This article was written by Simon Banks, Waltham Forest councillor for 12 years with five as group leader, chair of Lib Dem East of England Region’s Development Committee, and SLF Council Member.
This review forms part of Simon's "Books with Banks" series
Jonathan Parry, an historian with a strong British Liberal background, has written “Liberalism” within a series of “short histories”. His book has been widely welcomed within the Liberal community, mainly for being accessibly written, brief and not overloaded with theory. Perhaps it appeals particularly to those uneasy with theory or ideals. The book is certainly an excellent introduction to the history of British Liberalism (nothing is said about Liberalism anywhere else) for people knowing relatively little about this history and there will be bits that enlighten those with plenty of knowledge, especially as his account goes right up to the situation following the election of 2024. The first events he mentions are in 1688 and he says little about events before 1830, so this work has in common with Helena Rosenblatt’s that it makes no attempt to investigate groups and ideas that fed into what was later called Liberalism.
I would dissent very little from his judgement on developments from the 1940s on.
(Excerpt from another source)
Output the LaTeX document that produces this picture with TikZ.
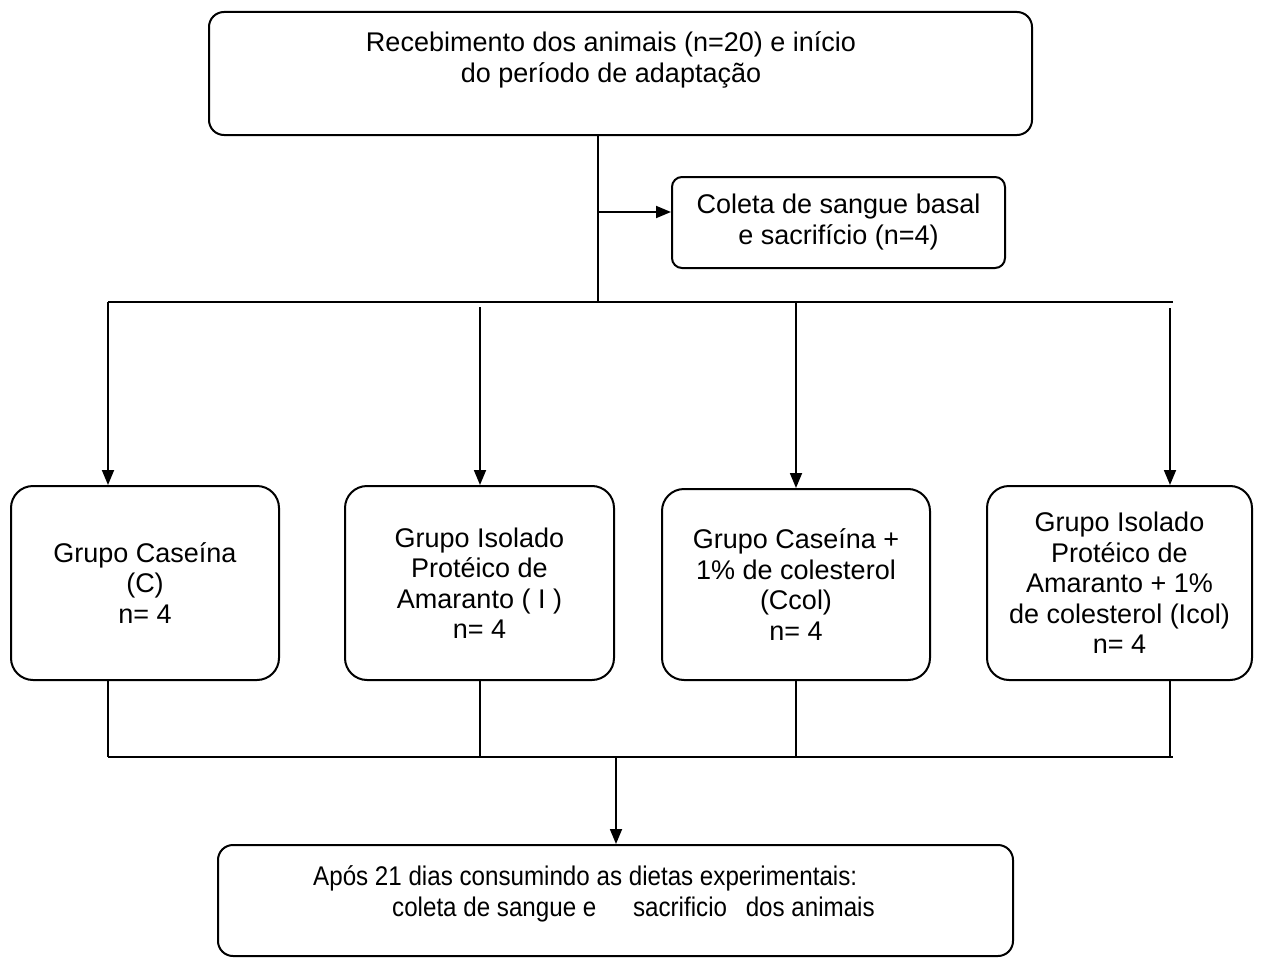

I have some disagreement with other elements.
Focus on Leadership and Definition of Liberalism
He concentrates purely on the actions of a few leaders – so Victorian Liberalism is represented by some ten or twelve individuals over seventy years and the period between the wars by five people. If the aim is to characterise Liberalism, he should have looked at the rank and file, for a leader may have ideas notably different from most of his activists, as was all too evident when Nick Clegg led the party in coalition. The work of Professor Eugenio Biagini precisely explores the views and actions of the active rank and file in the second half of the 19th century, but Biagini is not even cited by Parry as a source.
His characterisation of Liberalism – Liberalism in action, as one might say – is that it’s about assaulting concentrations of power. That fits a great deal of Liberal thought and behaviour much better than some academic theories. He adds that this is assaulting concentrations of power to save capitalism, an interpretation of motives that seems dubious and lacking in evidence - but also observes that Liberalism, thus interpreted, naturally leads to decentralisation and “localism”, which is helpful. There is no doubt that many Liberal “great causes” were indeed assaults on accumulated power and it fits my own argument that after the collapse of the classical world (roughly equating to the furthest boundaries of the Roman empire), something like Liberalism emerges from the 16th century in reaction to new-style, godlike, non-feudal monarchy. But a thoughtful Liberal, assaulting power, may possibly ask herself why she is doing this and not answer “because capitalism needs saving”. Moreover, imagine a society in which concentrations of power have been abolished, but individuals compete without compassion, co-operation or an eye to the environment or the distant future. It’s possible: the tendency of such a society to develop new concentrations of wealth and power could be checked by mechanisms which broke them up. But would it be a Liberal society and would Liberals now have nothing to campaign for?
Theory, Interpretation and Historical Judgement
The case of Lloyd George is educative. Jonathan Parry refers to a claim that he wasn’t really a Liberal because he had little commitment to civil liberties. He ripostes that if Liberalism is defined not by civil liberties, but by an assault on concentrations of power, then Lloyd George qualified. Well, most Liberals would expect a Liberal to be committed to civil liberties AND to assaulting concentrations of power and to assaulting poverty and to free co-operation. Someone who doesn’t fit well under one heading may fit under others. That may well be logically inconsistent, but then, people are. Not everyone will tick all the boxes.
Jonathan Parry has been rightly praised for getting away from academic theories on Liberalism, which are often cooked up in academia for consumption by students and credulous others and promoted with little attempt to test against outside reality. But his own approach is particularist to the point of nullifying theory. JS Mill or TH Green were not producing theories of long-term and wide-reaching relevance: they were coming up with ideas to justify a response to a particular local problem. This is like treating the theory of gravity as applying only to apples and denying its relevance to flight, ballistics or astronomy. If a theory is anything, it must have wide-reaching significance and be usefully applied to some situations of which the theorist knew nothing.
Similarly, his interpretation of the policies and actions of Gladstone (in particular, but not only him) run something like this: “In order to preserve the existing social order and win votes, what changes to existing laws and institutions are necessary?” That Gladstone was no revolutionary (in a UK context) is certainly true, but Parry seems to eliminate the possibility that he had a hunger for justice (too general and idealistic). As a corrective to theoretical or idealistic interpretations, this is healthy, but the wide readership Parry aims for may simply take his interpretation as the whole truth, always dangerous with a historian.